STATED EXERCISE> Leave out the pictures, and write out exactly the lines from the beginning of the material to the line holding "[65,27],[66,27],[65,26],[71,22],[70,21],[71,20]];", that line included, and nothing else.

PROVIDED MATERIAL>

======

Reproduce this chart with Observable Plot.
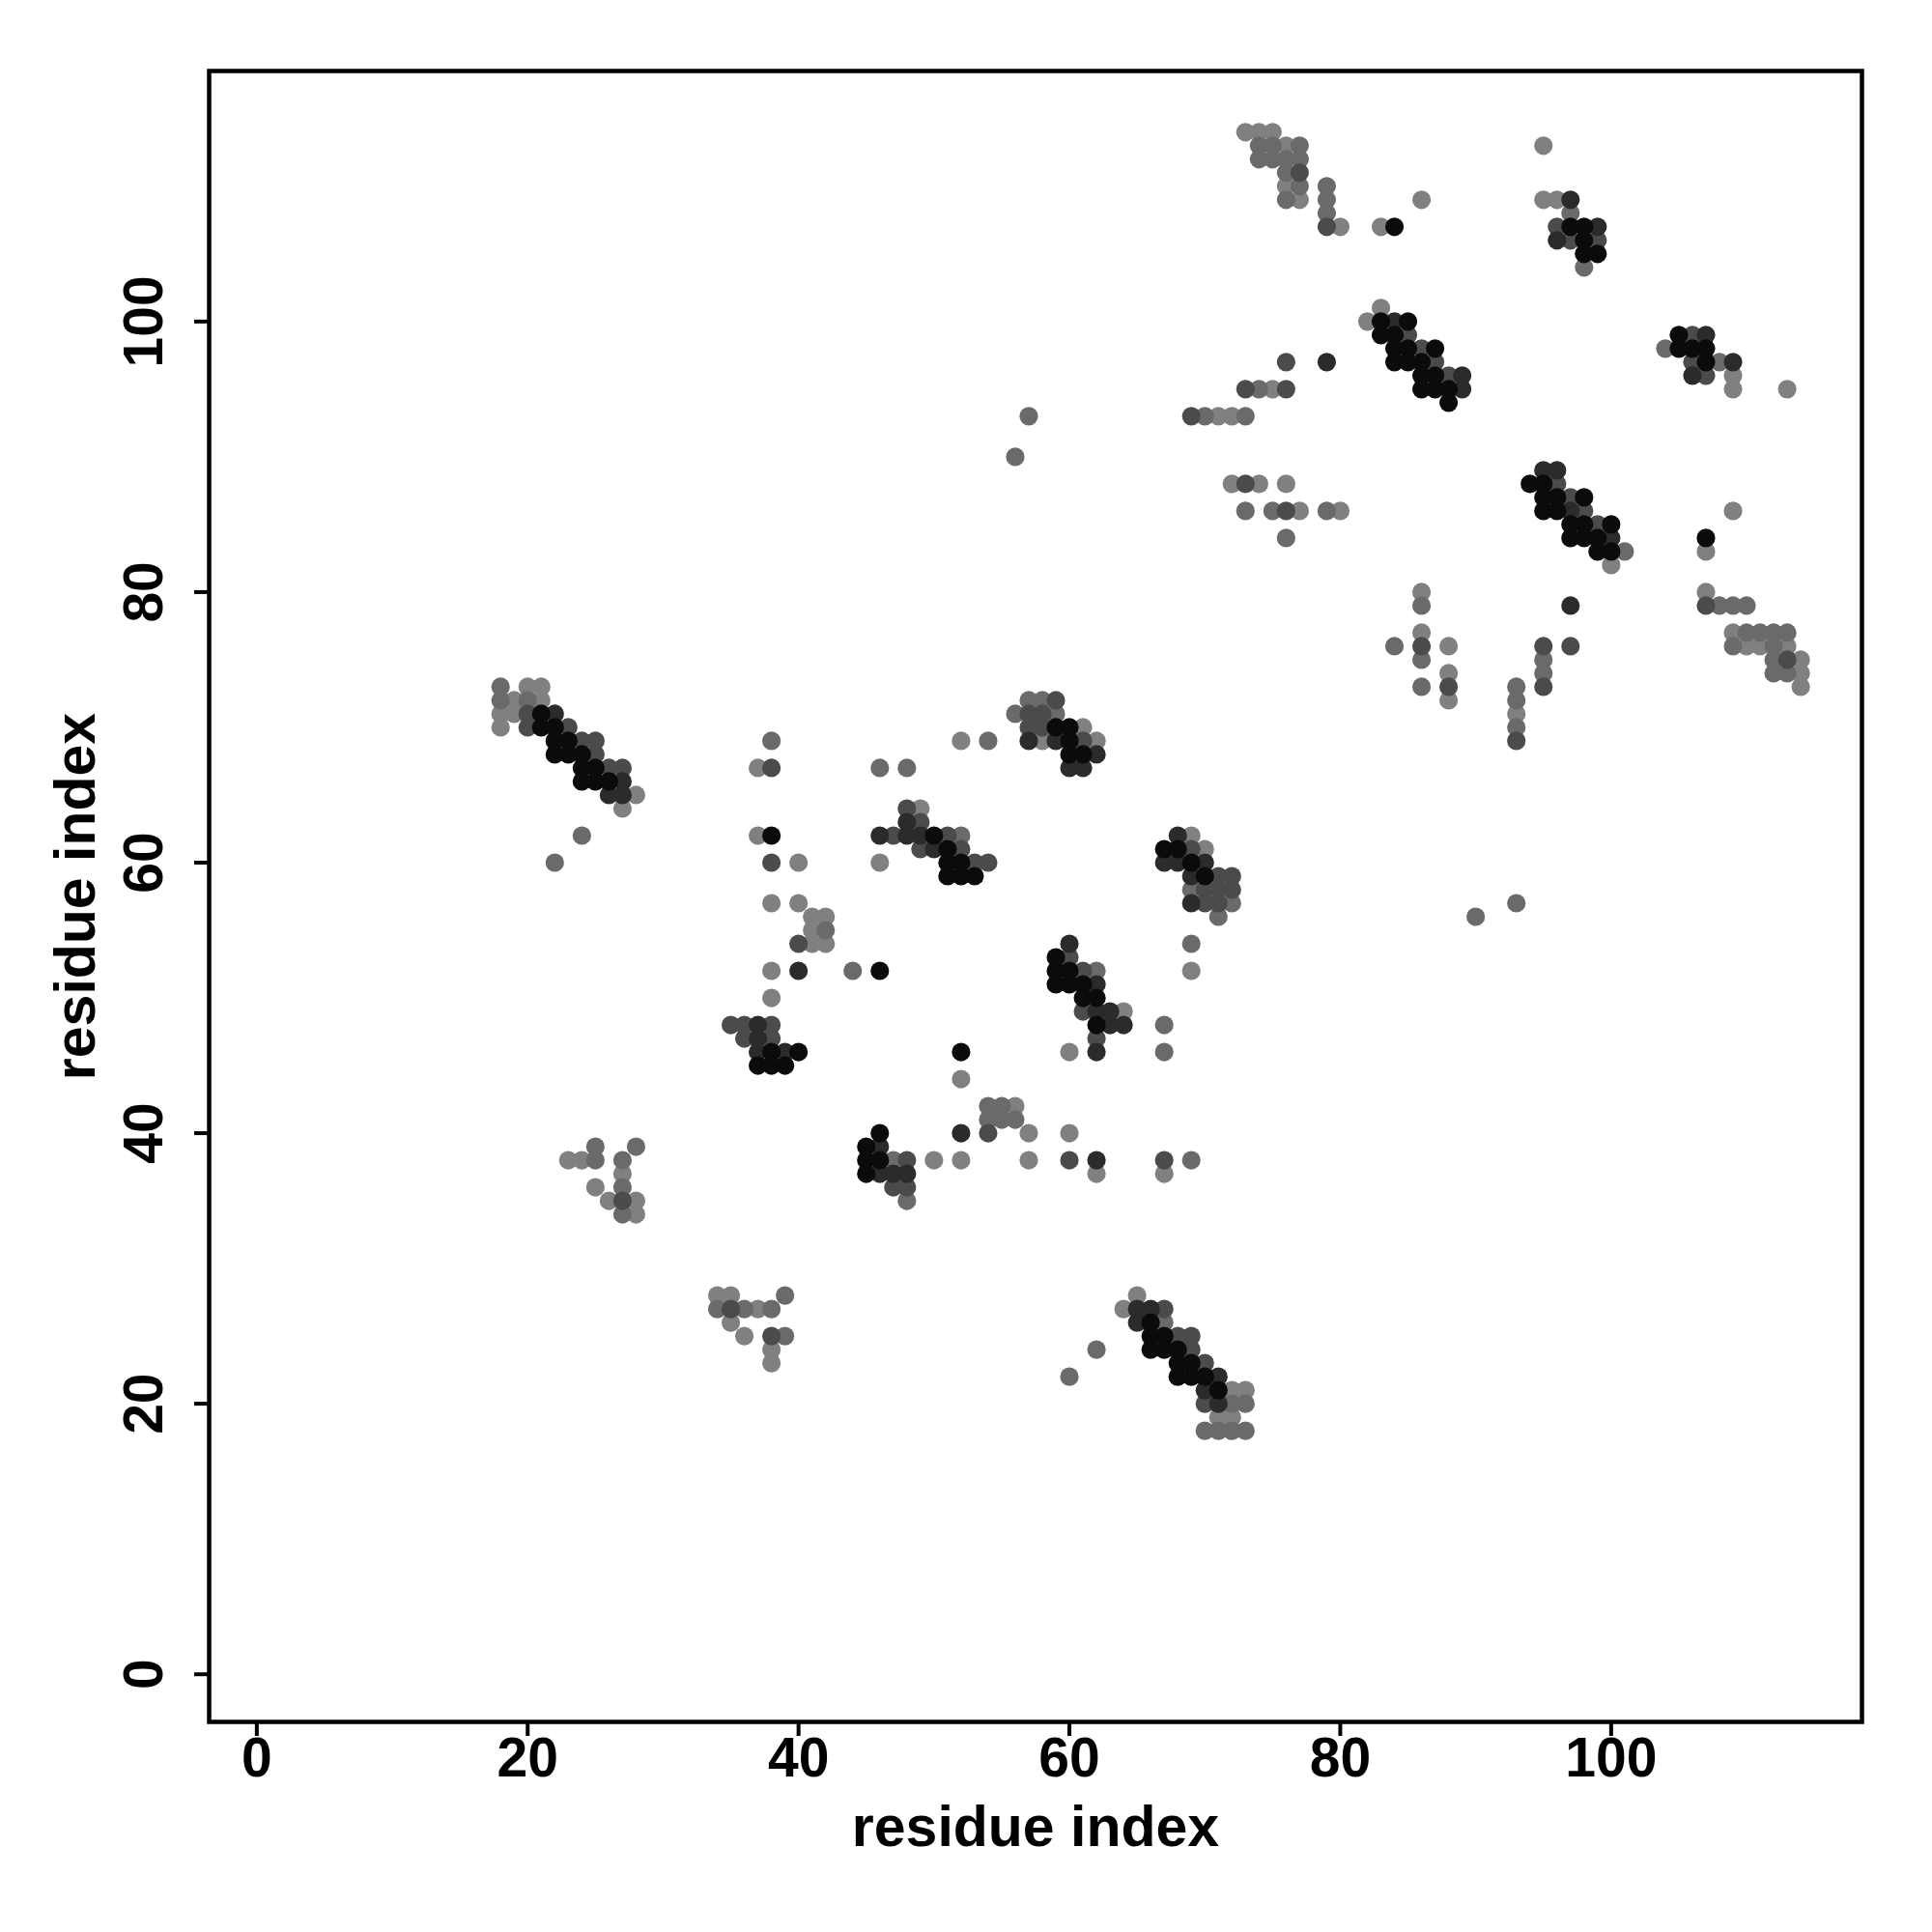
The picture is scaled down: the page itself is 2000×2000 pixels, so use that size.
<!DOCTYPE html>
<html><head><meta charset="utf-8">
<script src="https://cdn.jsdelivr.net/npm/d3@7"></script>
<script src="https://cdn.jsdelivr.net/npm/@observablehq/plot@0.6"></script>
<style>body{margin:0;background:#fff;} svg{display:block;}</style>
</head><body><div id="chart"></div>
<script>
const xTicks = [0, 20, 40, 60, 80, 100];
const yTicks = [0, 20, 40, 60, 80, 100];
const axisTitle = "residue index";
const shadeColors = ["#0b0b0b", "#2b2b2b", "#4b4b4b", "#6a6a6a", "#808080"];

const contactsBlack = [[84,107],[83,100],[85,100],[83,99],[84,99],[84,98],[85,98],[87,98],[84,97],[85,97],[86,97],[86,96],[87,96],[86,95],[87,95],[88,95],[88,94],
[97,107],[98,107],[98,106],[98,105],[99,105],[105,99],[105,98],[106,98],[107,98],[107,97],
[94,88],[95,88],[95,87],[96,87],[98,87],[95,86],[96,86],[97,85],[98,85],[100,85],[97,84],[98,84],[99,84],[99,83],[100,83],[107,84],
[21,71],[21,70],[22,70],[22,69],[23,69],[22,68],[23,68],[24,68],[24,67],[25,67],[24,66],[25,66],[26,66],[38,62],
[50,62],[51,61],[51,60],[52,60],[51,59],[52,59],[53,59],[46,52],[38,46],[40,46],[37,45],[38,45],[39,45],[52,46],
[59,70],[60,70],[60,69],[60,68],[61,68],
[67,61],[68,61],[69,60],[70,59],
[59,53],[59,52],[60,52],[59,51],[60,51],[61,51],[61,50],[62,50],[62,48],
[46,40],[45,39],[45,38],[46,38],[45,37],
[66,26],[66,25],[67,25],[66,24],[67,24],[68,24],[68,23],[69,23],[68,22],[69,22],[70,22],[71,21]];

const contactsDark = [[84,100],[79,97],[89,96],[89,95],[97,109],[99,107],[96,106],[107,99],[109,97],[106,96],[95,89],[96,89],[97,86],[100,84],[97,79],
[22,71],[27,66],[26,65],[27,65],[48,63],[46,62],[48,62],[49,62],[50,61],[40,52],[37,48],[37,47],[37,46],[39,46],[62,46],
[57,69],[59,69],[62,68],[60,67],[61,67],
[68,62],[67,60],[68,60],[70,60],[69,59],[69,57],
[60,54],[62,51],[62,49],[63,49],[63,48],[64,48],
[52,40],[46,39],[46,37],[47,37],[48,37],[62,38],
[65,27],[66,27],[65,26],[71,22],[70,21],[71,20]];

const contactsMedium = [[79,107],[77,111],[85,99],[86,98],[87,97],[76,97],[88,96],[73,95],[76,95],[69,93],[73,88],[76,86],
[96,107],[97,106],[99,106],[106,99],[106,97],[107,96],[96,88],[97,87],[98,86],[99,85],
[107,79],[86,76],[95,76],[97,76],[113,75],[88,73],[95,73],[93,69],
[20,71],[20,70],[23,70],[24,69],[25,69],[25,68],[26,67],[27,67],[38,67],[38,60],
[48,64],[49,63],[47,62],[51,62],[49,61],[52,61],[53,60],[54,60],[40,54],[35,48],[36,48],[38,48],[36,47],[38,47],
[59,72],[57,71],[58,71],[57,70],[58,70],[61,69],
[69,61],[71,59],[72,59],[70,58],[71,58],[72,58],[70,57],[71,57],
[60,53],[61,52],[61,49],[62,47],
[54,40],[48,38],[60,38],[47,36],[48,36],[67,38],
[27,35],[35,27],[38,25],
[67,27],[68,25],[69,25],[69,24],[70,23],[70,20]];

const contactsGray = [[74,113],[75,113],[77,113],[74,112],[75,112],[76,112],[77,112],[76,111],[77,110],[79,110],[76,109],[79,109],[79,108],
[74,95],[70,93],[73,93],[73,86],[75,86],[79,86],[76,84],[57,93],[56,90],
[97,108],[98,104],[104,98],[108,97],[101,83],
[86,79],[108,79],[109,79],[110,79],[110,77],[111,77],[112,77],[113,77],[84,76],[109,76],[112,76],[86,75],[95,75],[112,75],[95,74],[112,74],[113,74],[86,73],[93,73],[93,72],[93,70],[93,57],[90,56],
[18,73],[18,72],[20,72],[24,62],[22,60],[38,69],
[54,69],[46,67],[48,67],[52,62],[42,55],[44,52],
[57,72],[58,72],[56,71],[59,71],
[69,58],[72,57],[71,56],[69,54],
[62,52],[67,48],[67,46],
[54,42],[55,42],[54,41],[55,41],[56,41],[47,38],[48,35],[69,38],
[25,39],[28,39],[25,38],[27,38],[27,36],[27,34],
[39,28],[34,27],[36,27],[38,27],[39,25],
[67,26],[62,24],[60,22],[72,20],[73,20],[70,18],[71,18],[72,18],[73,18]];

const contactsLight = [[73,114],[74,114],[75,114],[76,113],[76,110],[77,109],[86,109],[80,107],[83,107],[83,101],[82,100],
[75,95],[71,93],[72,93],[72,88],[74,88],[76,88],[77,86],[80,86],
[95,113],[95,109],[96,109],[109,96],[109,95],[113,95],[100,82],[107,83],[109,86],
[86,80],[107,80],[86,77],[109,77],[88,76],[110,76],[111,76],[113,76],[114,75],[88,74],[114,74],[114,73],[88,72],[93,71],
[20,73],[21,73],[19,72],[21,72],[18,71],[19,71],[18,70],[28,65],[27,64],[37,67],[37,62],[40,60],
[52,69],[49,64],[46,60],[38,57],[40,57],[41,56],[42,56],[41,55],[41,54],[42,54],[38,52],[38,50],[60,46],[52,44],
[61,70],[58,69],[62,69],
[69,62],[70,61],[69,52],[64,49],
[56,42],[57,40],[60,40],[50,38],[52,38],[57,38],[62,37],[67,37],
[23,38],[24,38],[27,37],[25,36],[26,35],[28,35],[28,34],
[34,28],[35,28],[37,27],[35,26],[36,25],[38,24],[38,23],
[65,28],[64,27],[72,21],[73,21],[71,19],[72,19]];

const layers = [contactsLight, contactsGray, contactsMedium, contactsDark, contactsBlack];
const layerShade = [4, 3, 2, 1, 0];

const font = "'Liberation Sans', Arial, Helvetica, sans-serif";
const dotMarks = layers.map((pts, i) =>
  Plot.dot(pts, {x: d => d[0], y: d => d[1], r: 9.6, fill: shadeColors[layerShade[i]], stroke: "none"})
);

const chart = Plot.plot({
  width: 2000,
  height: 2000,
  marginLeft: 216,
  marginRight: 73,
  marginTop: 73,
  marginBottom: 218,
  style: {fontFamily: font, background: "white"},
  x: {domain: [-3.52, 118.52]},
  y: {domain: [-3.52, 118.52]},
  marks: [
    ...dotMarks,
    Plot.frame({stroke: "black", strokeWidth: 4.5}),
    Plot.axisX({ticks: xTicks, tickSize: 15, strokeWidth: 4, tickFormat: () => "", label: null}),
    Plot.axisY({ticks: yTicks, tickSize: 15, strokeWidth: 4, tickFormat: () => "", label: null}),
    Plot.text(xTicks, {x: d => d, text: d => String(d), frameAnchor: "bottom", dy: 38, lineAnchor: "middle", fontSize: 57, fontWeight: "bold", fill: "black"}),
    Plot.text(yTicks, {y: d => d, text: d => String(d), frameAnchor: "left", dx: -67, rotate: -90, textAnchor: "middle", lineAnchor: "middle", fontSize: 57, fontWeight: "bold", fill: "black"}),
    Plot.text([axisTitle], {text: d => d, frameAnchor: "bottom", dy: 110, lineAnchor: "middle", fontSize: 59, fontWeight: "bold", fill: "black"}),
    Plot.text([axisTitle], {text: d => d, frameAnchor: "left", dx: -137, rotate: -90, textAnchor: "middle", lineAnchor: "middle", fontSize: 59, fontWeight: "bold", fill: "black"})
  ]
});
document.getElementById("chart").appendChild(chart);
</script>
</body></html>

======

FINISHED ANSWER>
Reproduce this chart with Observable Plot.
The picture is scaled down: the page itself is 2000×2000 pixels, so use that size.
<!DOCTYPE html>
<html><head><meta charset="utf-8">
<script src="https://cdn.jsdelivr.net/npm/d3@7"></script>
<script src="https://cdn.jsdelivr.net/npm/@observablehq/plot@0.6"></script>
<style>body{margin:0;background:#fff;} svg{display:block;}</style>
</head><body><div id="chart"></div>
<script>
const xTicks = [0, 20, 40, 60, 80, 100];
const yTicks = [0, 20, 40, 60, 80, 100];
const axisTitle = "residue index";
const shadeColors = ["#0b0b0b", "#2b2b2b", "#4b4b4b", "#6a6a6a", "#808080"];

const contactsBlack = [[84,107],[83,100],[85,100],[83,99],[84,99],[84,98],[85,98],[87,98],[84,97],[85,97],[86,97],[86,96],[87,96],[86,95],[87,95],[88,95],[88,94],
[97,107],[98,107],[98,106],[98,105],[99,105],[105,99],[105,98],[106,98],[107,98],[107,97],
[94,88],[95,88],[95,87],[96,87],[98,87],[95,86],[96,86],[97,85],[98,85],[100,85],[97,84],[98,84],[99,84],[99,83],[100,83],[107,84],
[21,71],[21,70],[22,70],[22,69],[23,69],[22,68],[23,68],[24,68],[24,67],[25,67],[24,66],[25,66],[26,66],[38,62],
[50,62],[51,61],[51,60],[52,60],[51,59],[52,59],[53,59],[46,52],[38,46],[40,46],[37,45],[38,45],[39,45],[52,46],
[59,70],[60,70],[60,69],[60,68],[61,68],
[67,61],[68,61],[69,60],[70,59],
[59,53],[59,52],[60,52],[59,51],[60,51],[61,51],[61,50],[62,50],[62,48],
[46,40],[45,39],[45,38],[46,38],[45,37],
[66,26],[66,25],[67,25],[66,24],[67,24],[68,24],[68,23],[69,23],[68,22],[69,22],[70,22],[71,21]];

const contactsDark = [[84,100],[79,97],[89,96],[89,95],[97,109],[99,107],[96,106],[107,99],[109,97],[106,96],[95,89],[96,89],[97,86],[100,84],[97,79],
[22,71],[27,66],[26,65],[27,65],[48,63],[46,62],[48,62],[49,62],[50,61],[40,52],[37,48],[37,47],[37,46],[39,46],[62,46],
[57,69],[59,69],[62,68],[60,67],[61,67],
[68,62],[67,60],[68,60],[70,60],[69,59],[69,57],
[60,54],[62,51],[62,49],[63,49],[63,48],[64,48],
[52,40],[46,39],[46,37],[47,37],[48,37],[62,38],
[65,27],[66,27],[65,26],[71,22],[70,21],[71,20]];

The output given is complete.